Twenty-year-old Fagnu Usendi, whose family was one of the 14 families who were expelled from Borawand village of Narayanpur district, spent his day sorting out their belongings which were stacked at Panchayat Bhawan, in Borawand village. Fagnu said that his family could recover only a meagre percent of their belongings, and that too, in dilapidated conditions.

Children suffered the most, many villagers said. They were forced to miss out on their studies. 

Around 300 people were forcefully evicted from their homes and took shelter at the indoor stadium in Narayanpur on 19 December. In this photograph, dated December 2022, tribal Christians are seen taking refuge from anti-Christian violence. 

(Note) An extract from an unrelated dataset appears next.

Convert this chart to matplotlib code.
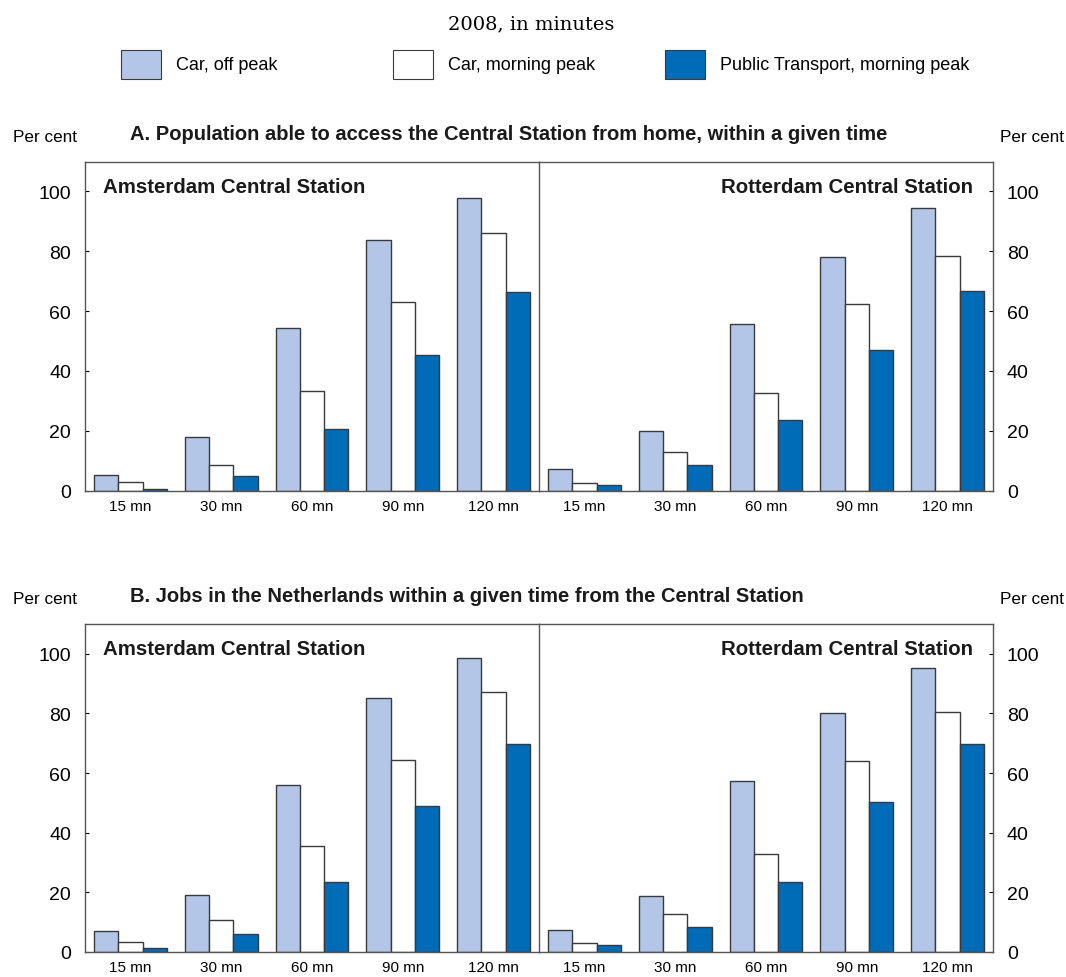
import matplotlib.pyplot as plt
import numpy as np
from matplotlib.patches import Rectangle

plt.rcParams["font.family"] = ["Liberation Sans", "DejaVu Sans"]

categories = ["15 mn", "30 mn", "60 mn", "90 mn", "120 mn"]
series_names = ["Car, off peak", "Car, morning peak", "Public Transport, morning peak"]
series_colors = ["#b3c6e7", "#ffffff", "#006bb6"]

# Panel A: population able to access the central station
pop_ams_car_off = [5.4, 17.8, 54.4, 83.8, 97.7]
pop_ams_car_peak = [2.8, 8.7, 33.3, 62.9, 86.1]
pop_ams_pt_peak = [0.7, 4.8, 20.6, 45.4, 66.4]
pop_rot_car_off = [7.2, 20.0, 55.7, 78.2, 94.4]
pop_rot_car_peak = [2.6, 12.8, 32.7, 62.3, 78.4]
pop_rot_pt_peak = [2.0, 8.6, 23.6, 47.0, 66.8]

# Panel B: jobs reachable from the central station
jobs_ams_car_off = [7.0, 19.2, 56.0, 85.3, 98.5]
jobs_ams_car_peak = [3.4, 10.8, 35.5, 64.5, 87.3]
jobs_ams_pt_peak = [1.5, 6.0, 23.5, 48.8, 69.7]
jobs_rot_car_off = [7.3, 18.9, 57.2, 80.3, 95.3]
jobs_rot_car_peak = [3.0, 12.7, 32.8, 64.0, 80.6]
jobs_rot_pt_peak = [2.3, 8.3, 23.4, 50.3, 69.6]

W, H = 1066, 978
EDGE = "#3a3a3a"


def fx(px):
    return px / W


def fy(py):
    return 1 - py / H


def draw_bars(ax, values):
    x = np.arange(len(categories))
    width = 0.8 / 3
    for i, (vals, color) in enumerate(zip(values, series_colors)):
        ax.bar(x + (i - 1) * width, vals, width=width, color=color,
               edgecolor=EDGE, linewidth=1.0, zorder=2)
    ax.set_xlim(-0.5, len(categories) - 0.5)
    ax.set_ylim(0, 110)
    ax.set_xticks(x)
    ax.set_xticklabels(categories, fontsize=11)
    ax.tick_params(axis="x", length=0, pad=6)
    for s in ax.spines.values():
        s.set_color("#555555")
        s.set_linewidth(1.0)


def draw_panel(top_px, bottom_px, left_vals, right_vals, title):
    bottom = fy(bottom_px)
    height = (bottom_px - top_px) / H
    ax_l = fig.add_axes([fx(85), bottom, fx(454), height])
    ax_r = fig.add_axes([fx(539), bottom, fx(454), height])
    draw_bars(ax_l, left_vals)
    draw_bars(ax_r, right_vals)

    ticks = np.arange(0, 101, 20)
    ax_l.set_yticks(ticks)
    ax_l.tick_params(axis="y", direction="in", length=3, labelsize=14, pad=10)
    ax_l.spines["right"].set_visible(False)

    ax_r.set_yticks(ticks)
    ax_r.yaxis.tick_right()
    ax_r.tick_params(axis="y", direction="in", length=3, labelsize=14, pad=10)

    ax_l.text(0.04, 0.925, "Amsterdam Central Station", transform=ax_l.transAxes,
              fontsize=14.7, fontweight="bold", ha="left", va="center", color="#1a1a1a")
    ax_r.text(0.955, 0.925, "Rotterdam Central Station", transform=ax_r.transAxes,
              fontsize=14.7, fontweight="bold", ha="right", va="center", color="#1a1a1a")

    label_y = fy(top_px - 25)
    fig.text(fx(130), fy(top_px - 28), title, fontsize=14.5, fontweight="bold",
             ha="left", va="center", color="#1a1a1a")
    fig.text(fx(45), label_y, "Per cent", fontsize=12.3, ha="center", va="center")
    fig.text(fx(1032), label_y, "Per cent", fontsize=12.3, ha="center", va="center")


fig = plt.figure(figsize=(W / 100, H / 100), dpi=100)

fig.text(fx(531), fy(24), "2008, in minutes", fontsize=14,
         family=["DejaVu Serif"], ha="center", va="center")

# legend row
for i, (name, color) in enumerate(zip(series_names, series_colors)):
    x0 = 121 + i * 272
    fig.patches.append(Rectangle((fx(x0), fy(80)), fx(40), 29 / H,
                                 transform=fig.transFigure, facecolor=color,
                                 edgecolor=EDGE, linewidth=0.8))
    fig.text(fx(x0 + 55), fy(66), name, fontsize=13, ha="left", va="center")

draw_panel(162.5, 491.7,
           [pop_ams_car_off, pop_ams_car_peak, pop_ams_pt_peak],
           [pop_rot_car_off, pop_rot_car_peak, pop_rot_pt_peak],
           "A. Population able to access the Central Station from home, within a given time")
draw_panel(625, 953,
           [jobs_ams_car_off, jobs_ams_car_peak, jobs_ams_pt_peak],
           [jobs_rot_car_off, jobs_rot_car_peak, jobs_rot_pt_peak],
           "B. Jobs in the Netherlands within a given time from the Central Station")

fig.savefig("out.png", dpi=100)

Even as tribal Christians returned to their homes after almost a month, the eerie silence sets apart their dwellings from the rest of the village. 

A month after they were allegedly forced out of their homes in Chhattisgarh's Narayanpur district, tribal Christians have started returning to their villages. However, they say things are not the same as they now live in the fear of being outcasted again. 

The Quint visited a few villages in Narayanpur a month after the exodus.

On 18 December 2022, around 300 people from over a dozen villages were allegedly evicted from their homes and chased out of their villages for converting to Christianity. They walked hundreds of kilometers to take shelter at an indoor stadium in Narayanpur.

Even as hundreds remained lodged at the indoor stadium, an anti-Christian rally reportedly led by the Bharatiya Janata Party's Narayanpur district president Roop Sai Salam and others turned violent and vandalised a church and desecrated statues, and attacked the local police, in Narayanpur – further sidelining the tribal Christians.